** Start Source excerpt **
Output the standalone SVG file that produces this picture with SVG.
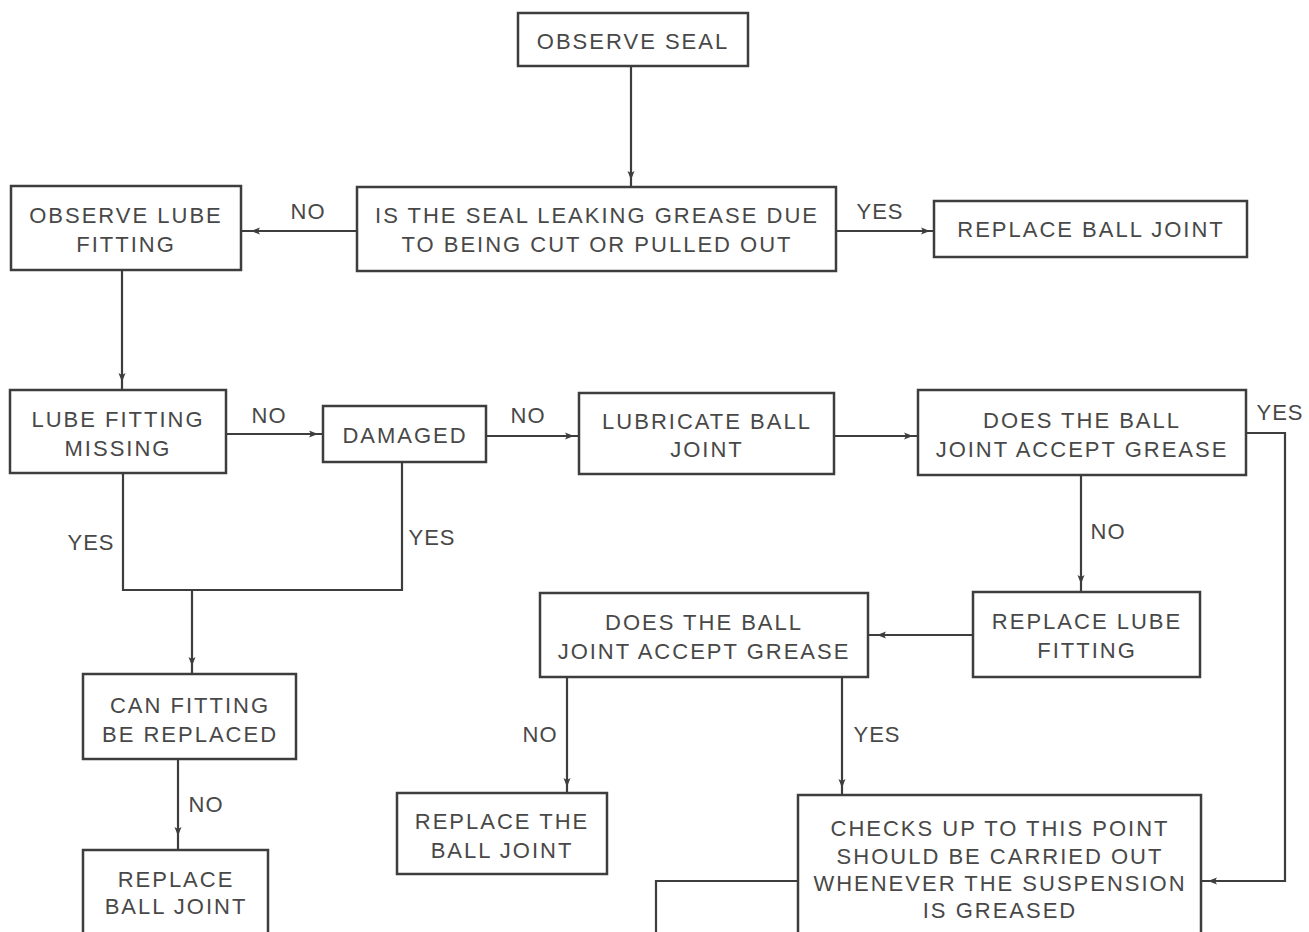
<svg xmlns="http://www.w3.org/2000/svg" xmlns:xlink="http://www.w3.org/1999/xlink" width="1309" height="932" viewBox="0 0 1309 932">
<style>
.box{fill:#fff;stroke:#3d3d3d;stroke-width:2.5}
.t{font-family:"Liberation Sans",Arial,sans-serif;font-size:22px;letter-spacing:2px;fill:#484848;text-anchor:middle}
.lbl{font-family:"Liberation Sans",Arial,sans-serif;font-size:22px;letter-spacing:1px;fill:#484848;text-anchor:middle}
.c{fill:none;stroke:#3d3d3d;stroke-width:2.2}
.ah{fill:#3d3d3d}
</style>
<defs>
<path id="ah" d="M0,0 L-9,-3.5 L-7,0 L-9,3.5 Z"/>
</defs>
<rect width="1309" height="932" fill="#fff"/>
<g id="connectors">
<path class="c" d="M631,66 V187"/>
<use class="ah" xlink:href="#ah" transform="translate(631,180) rotate(90)"/>
<path class="c" d="M357,231 H241"/>
<use class="ah" xlink:href="#ah" transform="translate(251,231) rotate(180)"/>
<text class="lbl" x="308" y="219">NO</text>
<path class="c" d="M836,231 H934"/>
<use class="ah" xlink:href="#ah" transform="translate(930,231)"/>
<text class="lbl" x="880" y="219">YES</text>
<path class="c" d="M122,270 V390"/>
<use class="ah" xlink:href="#ah" transform="translate(122,382) rotate(90)"/>
<path class="c" d="M226,434 H323"/>
<use class="ah" xlink:href="#ah" transform="translate(318,434)"/>
<text class="lbl" x="269" y="423">NO</text>
<path class="c" d="M486,436 H579"/>
<use class="ah" xlink:href="#ah" transform="translate(574,436)"/>
<text class="lbl" x="528" y="423">NO</text>
<path class="c" d="M834,436 H918"/>
<use class="ah" xlink:href="#ah" transform="translate(913,436)"/>
<path class="c" d="M123,473 V590 H402 V462"/>
<text class="lbl" x="91" y="550">YES</text>
<text class="lbl" x="432" y="545">YES</text>
<path class="c" d="M192,590 V674"/>
<use class="ah" xlink:href="#ah" transform="translate(192,666) rotate(90)"/>
<path class="c" d="M1246,433 H1285 V881 H1201"/>
<use class="ah" xlink:href="#ah" transform="translate(1208,881) rotate(180)"/>
<text class="lbl" x="1280" y="420">YES</text>
<path class="c" d="M1081,475 V592"/>
<use class="ah" xlink:href="#ah" transform="translate(1081,584) rotate(90)"/>
<text class="lbl" x="1108" y="539">NO</text>
<path class="c" d="M973,635 H868"/>
<use class="ah" xlink:href="#ah" transform="translate(877,635) rotate(180)"/>
<path class="c" d="M567,677 V793"/>
<use class="ah" xlink:href="#ah" transform="translate(567,787) rotate(90)"/>
<text class="lbl" x="540" y="742">NO</text>
<path class="c" d="M842,677 V795"/>
<use class="ah" xlink:href="#ah" transform="translate(842,788) rotate(90)"/>
<text class="lbl" x="877" y="742">YES</text>
<path class="c" d="M178,759 V850"/>
<use class="ah" xlink:href="#ah" transform="translate(178,836) rotate(90)"/>
<text class="lbl" x="206" y="812">NO</text>
<path class="c" d="M798,881 H656 V940"/>
</g>
<g id="observe-seal">
<rect class="box" x="518" y="13" width="230" height="53"/>
<text class="t" x="633" y="49">OBSERVE SEAL</text>
</g>
<g id="seal-leaking">
<rect class="box" x="357" y="187" width="479" height="84"/>
<text class="t" x="597" y="223">IS THE SEAL LEAKING GREASE DUE</text>
<text class="t" x="597" y="252">TO BEING CUT OR PULLED OUT</text>
</g>
<g id="observe-lube">
<rect class="box" x="11" y="186" width="230" height="84"/>
<text class="t" x="126" y="223">OBSERVE LUBE</text>
<text class="t" x="126" y="252">FITTING</text>
</g>
<g id="replace-ball-joint-1">
<rect class="box" x="934" y="201" width="313" height="56"/>
<text class="t" x="1091" y="237">REPLACE BALL JOINT</text>
</g>
<g id="lube-missing">
<rect class="box" x="10" y="390" width="216" height="83"/>
<text class="t" x="118" y="427">LUBE FITTING</text>
<text class="t" x="118" y="456">MISSING</text>
</g>
<g id="damaged">
<rect class="box" x="323" y="406" width="163" height="56"/>
<text class="t" x="405" y="443">DAMAGED</text>
</g>
<g id="lubricate">
<rect class="box" x="579" y="393" width="255" height="81"/>
<text class="t" x="707" y="429">LUBRICATE BALL</text>
<text class="t" x="707" y="457">JOINT</text>
</g>
<g id="accept-grease-1">
<rect class="box" x="918" y="390" width="328" height="85"/>
<text class="t" x="1082" y="428">DOES THE BALL</text>
<text class="t" x="1082" y="457">JOINT ACCEPT GREASE</text>
</g>
<g id="replace-lube">
<rect class="box" x="973" y="592" width="227" height="85"/>
<text class="t" x="1087" y="629">REPLACE LUBE</text>
<text class="t" x="1087" y="658">FITTING</text>
</g>
<g id="accept-grease-2">
<rect class="box" x="540" y="593" width="328" height="84"/>
<text class="t" x="704" y="630">DOES THE BALL</text>
<text class="t" x="704" y="659">JOINT ACCEPT GREASE</text>
</g>
<g id="can-fitting">
<rect class="box" x="83" y="674" width="213" height="85"/>
<text class="t" x="190" y="713">CAN FITTING</text>
<text class="t" x="190" y="742">BE REPLACED</text>
</g>
<g id="replace-the-ball-joint">
<rect class="box" x="397" y="793" width="210" height="81"/>
<text class="t" x="502" y="829">REPLACE THE</text>
<text class="t" x="502" y="858">BALL JOINT</text>
</g>
<g id="checks">
<rect class="box" x="798" y="795" width="403" height="150"/>
<text class="t" x="1000" y="836">CHECKS UP TO THIS POINT</text>
<text class="t" x="1000" y="864">SHOULD BE CARRIED OUT</text>
<text class="t" x="1000" y="891">WHENEVER THE SUSPENSION</text>
<text class="t" x="1000" y="918">IS GREASED</text>
</g>
<g id="replace-ball-joint-2">
<rect class="box" x="83" y="850" width="185" height="95"/>
<text class="t" x="176" y="887">REPLACE</text>
<text class="t" x="176" y="914">BALL JOINT</text>
</g>
</svg>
** End Source excerpt **
#### Exercise brief:
Exclude every picture and copy the remaining data exactly.

#### Task output:
Output the standalone SVG file that produces this picture with SVG.
<svg xmlns="http://www.w3.org/2000/svg" xmlns:xlink="http://www.w3.org/1999/xlink" width="1309" height="932" viewBox="0 0 1309 932">
<style>
.box{fill:#fff;stroke:#3d3d3d;stroke-width:2.5}
.t{font-family:"Liberation Sans",Arial,sans-serif;font-size:22px;letter-spacing:2px;fill:#484848;text-anchor:middle}
.lbl{font-family:"Liberation Sans",Arial,sans-serif;font-size:22px;letter-spacing:1px;fill:#484848;text-anchor:middle}
.c{fill:none;stroke:#3d3d3d;stroke-width:2.2}
.ah{fill:#3d3d3d}
</style>
<defs>
<path id="ah" d="M0,0 L-9,-3.5 L-7,0 L-9,3.5 Z"/>
</defs>
<rect width="1309" height="932" fill="#fff"/>
<g id="connectors">
<path class="c" d="M631,66 V187"/>
<use class="ah" xlink:href="#ah" transform="translate(631,180) rotate(90)"/>
<path class="c" d="M357,231 H241"/>
<use class="ah" xlink:href="#ah" transform="translate(251,231) rotate(180)"/>
<text class="lbl" x="308" y="219">NO</text>
<path class="c" d="M836,231 H934"/>
<use class="ah" xlink:href="#ah" transform="translate(930,231)"/>
<text class="lbl" x="880" y="219">YES</text>
<path class="c" d="M122,270 V390"/>
<use class="ah" xlink:href="#ah" transform="translate(122,382) rotate(90)"/>
<path class="c" d="M226,434 H323"/>
<use class="ah" xlink:href="#ah" transform="translate(318,434)"/>
<text class="lbl" x="269" y="423">NO</text>
<path class="c" d="M486,436 H579"/>
<use class="ah" xlink:href="#ah" transform="translate(574,436)"/>
<text class="lbl" x="528" y="423">NO</text>
<path class="c" d="M834,436 H918"/>
<use class="ah" xlink:href="#ah" transform="translate(913,436)"/>
<path class="c" d="M123,473 V590 H402 V462"/>
<text class="lbl" x="91" y="550">YES</text>
<text class="lbl" x="432" y="545">YES</text>
<path class="c" d="M192,590 V674"/>
<use class="ah" xlink:href="#ah" transform="translate(192,666) rotate(90)"/>
<path class="c" d="M1246,433 H1285 V881 H1201"/>
<use class="ah" xlink:href="#ah" transform="translate(1208,881) rotate(180)"/>
<text class="lbl" x="1280" y="420">YES</text>
<path class="c" d="M1081,475 V592"/>
<use class="ah" xlink:href="#ah" transform="translate(1081,584) rotate(90)"/>
<text class="lbl" x="1108" y="539">NO</text>
<path class="c" d="M973,635 H868"/>
<use class="ah" xlink:href="#ah" transform="translate(877,635) rotate(180)"/>
<path class="c" d="M567,677 V793"/>
<use class="ah" xlink:href="#ah" transform="translate(567,787) rotate(90)"/>
<text class="lbl" x="540" y="742">NO</text>
<path class="c" d="M842,677 V795"/>
<use class="ah" xlink:href="#ah" transform="translate(842,788) rotate(90)"/>
<text class="lbl" x="877" y="742">YES</text>
<path class="c" d="M178,759 V850"/>
<use class="ah" xlink:href="#ah" transform="translate(178,836) rotate(90)"/>
<text class="lbl" x="206" y="812">NO</text>
<path class="c" d="M798,881 H656 V940"/>
</g>
<g id="observe-seal">
<rect class="box" x="518" y="13" width="230" height="53"/>
<text class="t" x="633" y="49">OBSERVE SEAL</text>
</g>
<g id="seal-leaking">
<rect class="box" x="357" y="187" width="479" height="84"/>
<text class="t" x="597" y="223">IS THE SEAL LEAKING GREASE DUE</text>
<text class="t" x="597" y="252">TO BEING CUT OR PULLED OUT</text>
</g>
<g id="observe-lube">
<rect class="box" x="11" y="186" width="230" height="84"/>
<text class="t" x="126" y="223">OBSERVE LUBE</text>
<text class="t" x="126" y="252">FITTING</text>
</g>
<g id="replace-ball-joint-1">
<rect class="box" x="934" y="201" width="313" height="56"/>
<text class="t" x="1091" y="237">REPLACE BALL JOINT</text>
</g>
<g id="lube-missing">
<rect class="box" x="10" y="390" width="216" height="83"/>
<text class="t" x="118" y="427">LUBE FITTING</text>
<text class="t" x="118" y="456">MISSING</text>
</g>
<g id="damaged">
<rect class="box" x="323" y="406" width="163" height="56"/>
<text class="t" x="405" y="443">DAMAGED</text>
</g>
<g id="lubricate">
<rect class="box" x="579" y="393" width="255" height="81"/>
<text class="t" x="707" y="429">LUBRICATE BALL</text>
<text class="t" x="707" y="457">JOINT</text>
</g>
<g id="accept-grease-1">
<rect class="box" x="918" y="390" width="328" height="85"/>
<text class="t" x="1082" y="428">DOES THE BALL</text>
<text class="t" x="1082" y="457">JOINT ACCEPT GREASE</text>
</g>
<g id="replace-lube">
<rect class="box" x="973" y="592" width="227" height="85"/>
<text class="t" x="1087" y="629">REPLACE LUBE</text>
<text class="t" x="1087" y="658">FITTING</text>
</g>
<g id="accept-grease-2">
<rect class="box" x="540" y="593" width="328" height="84"/>
<text class="t" x="704" y="630">DOES THE BALL</text>
<text class="t" x="704" y="659">JOINT ACCEPT GREASE</text>
</g>
<g id="can-fitting">
<rect class="box" x="83" y="674" width="213" height="85"/>
<text class="t" x="190" y="713">CAN FITTING</text>
<text class="t" x="190" y="742">BE REPLACED</text>
</g>
<g id="replace-the-ball-joint">
<rect class="box" x="397" y="793" width="210" height="81"/>
<text class="t" x="502" y="829">REPLACE THE</text>
<text class="t" x="502" y="858">BALL JOINT</text>
</g>
<g id="checks">
<rect class="box" x="798" y="795" width="403" height="150"/>
<text class="t" x="1000" y="836">CHECKS UP TO THIS POINT</text>
<text class="t" x="1000" y="864">SHOULD BE CARRIED OUT</text>
<text class="t" x="1000" y="891">WHENEVER THE SUSPENSION</text>
<text class="t" x="1000" y="918">IS GREASED</text>
</g>
<g id="replace-ball-joint-2">
<rect class="box" x="83" y="850" width="185" height="95"/>
<text class="t" x="176" y="887">REPLACE</text>
<text class="t" x="176" y="914">BALL JOINT</text>
</g>
</svg>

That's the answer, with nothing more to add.